Entre tantos arcos sem objetivo, a temporada final não é de toda ruim. A maior presença de Charlie (Tyler Barnhardt) e o envolvimento com Alex é um bem-vindo respiro de todo o suspense criminal em que 13 reasons why se transformou. A dobradinha Clay e Justin se mantém divertida e a chegada de Winston (que também se envolve com Alex) ajuda a dar uma “animada” na história. O episódio da “revolução” dos garotos contra a escola e a polícia é uma dualidade.
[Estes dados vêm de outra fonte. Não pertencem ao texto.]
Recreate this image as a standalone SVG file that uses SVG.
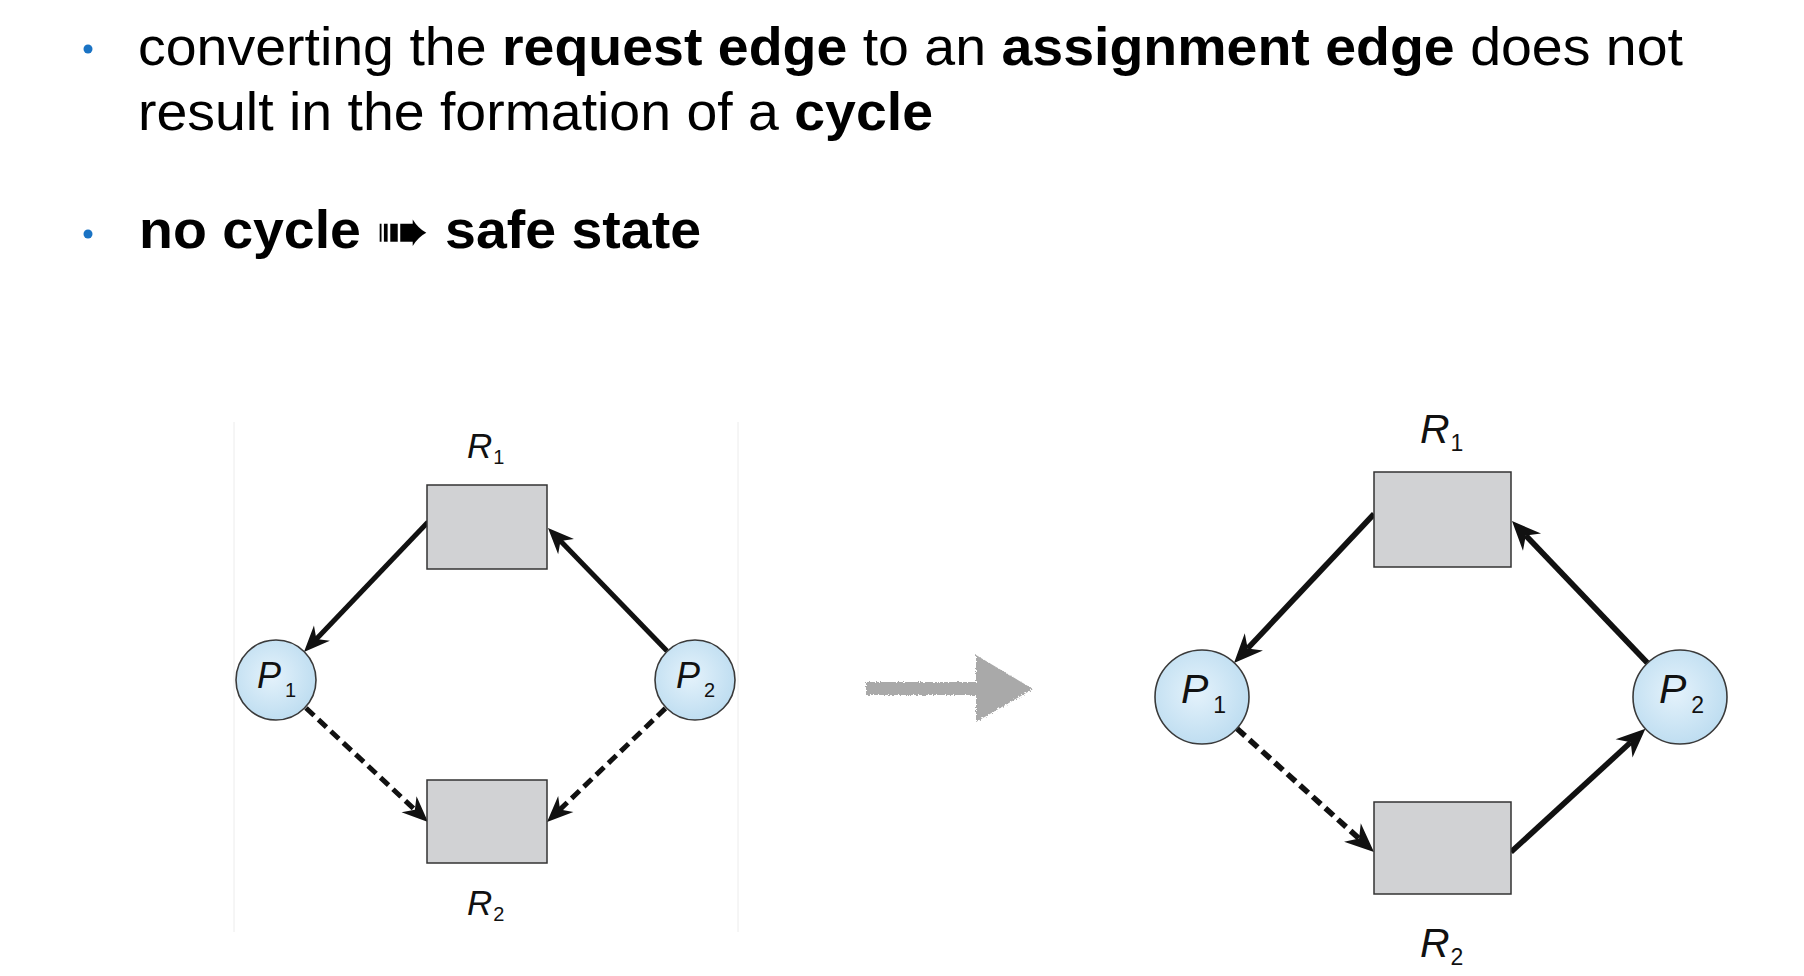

Se por um lado foi atropelado e superficial, por outro lado entrou em cena com um timing perfeito em relação ao momento histórico norte-americano.
Por fim, o último episódio se dedica a cartada final de dramas simplórios da temporada de conclusão: a morte de Justin.
O rapaz tinha sido contaminado com o vírus HIV durante o período em que estava nas drogas e na prostituição e, de uma hora para outra, — quando finalmente havia acertado as coisas com Jessica — acabou morrendo. A receita aqui não é muito difícil de imaginar: muita música triste, muitas declarações de amizade e muitas lágrimas (isso com uma pitada de mais um breakdown de Clay, algo que segue até os últimos momentos da série).
Na prática, a morte nem acaba sendo tão surpreende. Fica claro a expectativa por um “último drama” por parte do roteiro, algo que será a “ressurreição” do grupo.
Uma conversa sincera
Após a apresentação dos últimos episódios de 13 reasons why é importante fazer uma reflexão. Nenhuma das falhas que a série apresenta nas temporadas finais a fazem pior do qualquer outra produção do gênero. Todo fã de tramas teens sabe das “concessões” que devem ser feitas em ordem da diversão. Contudo, tais falhas são mais visíveis e mais palpáveis no fim de 13 reasons why exatamente pelo nível de qualidade que a primeira temporada da série apresentou.
A história de Hannah foi muito mais adulta do que apontava a sinopse. Uma trama centrada em um suicídio é algo muito além do que a maioria das séries teens aposta e, por isso, é tão estranho ver 13 reasons why “voltar” ao lugar comum do gênero após ter ido tão mais longe logo no começo.
Em síntese, as três últimas temporadas de 13 reasons why não são imperdíveis. Para os fãs, é melhor mesmo ficar com as “boas” memórias do primeiro ano.